Lemon Curd (my recipe linked above is pretty reliable) 

Grease an 8" round pan and preheat the oven to 350. 
Beat butter, sugar, and egg yolks in a bowl until lightened in color and a bit fluffy. Add yogurt, lemon zest, and juice, and mix until smooth, remembering to scrape down the sides of the bowl regularly. Gently fold in flour and baking powder. Whisk egg whites to a soft peak and fold into the mixture. Pour into pan and bake for 60-75 minutes (Mine probably was done at 45, so just watch it. You know your oven). Cool completely, then slice into three disks. Spread lemon curd between two layers, and leave the top un-curded. Frost with whatever you'd like! 


Thursday, January 21, 2016

Molten Chocolate Cake for one!

Have any of you watched The Great British Bake Off? I had no idea there were multiple seasons of it, but the latest one is on Netflix and it's lovely. Very soothing way to unwind after a day at work. I love the cheery cut scenes of sheep and rolling countryside, the pastel KitchenAid mixers, and the normalcy of the contestants. They're not professional chefs, they don't have over the top, made for tv personalities. They seem like friends and neighbors. 

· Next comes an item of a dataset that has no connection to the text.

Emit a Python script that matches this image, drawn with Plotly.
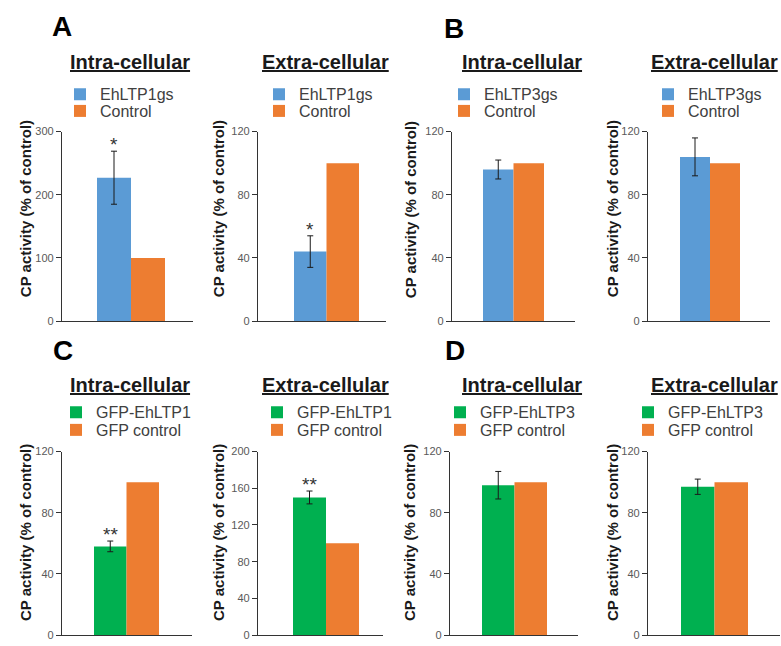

Plus, the show makes me yearn for sugar. You don't even know the depths of my cake need yesterday around 7:30 pm. Thankfully, Joy the Baker came to my rescue again with her recipe for an individual molten chocolate cakes. A real one, not a desperate and gummy microwave one. In 15 minutes or less you can have your own gooey piece of heaven. 

And though it was nowhere near as fancy as the self saucing puddings the British bakers were making, I was quite pleased with myself. 



Single Girl Melty Chocolate Cake (from Joy the Baker Cookbook, Joy Wilson, 2012)

1 Tbsp. unsalted butter
1/4 c. semisweet chocolate chips1
 large egg
4 tsp. sugar
Pinch of salt
1 tsp. all-purpose flour
1. Preheat oven to 375 degrees, and place cookie sheet in oven as it heats up.  Generously flour and butter an 8-oz. (1 cup) ramekin.

2. Place butter and chocolate into a microwave-safe container (I used my glass measuring cup) and heat in microwave until both are melted, maybe 40 seconds.  Set aside to cool.
3. In a small bowl, whisk together egg and sugar.  Pour chocolate mixture into bowl and whisk until well incorporated.  Add salt and flour and mix until just combined.
4. Pour batter into prepped ramekin and place in oven on top of cookie sheet.  Bake 7-10 minutes; the less time it's in the oven, the more oozy the middle will be.  (The top should be set, though, so you can turn it out onto a plate!)
5. Remove from oven and cool for 2 minutes.  Using pot holders, invert cake onto plate and devour.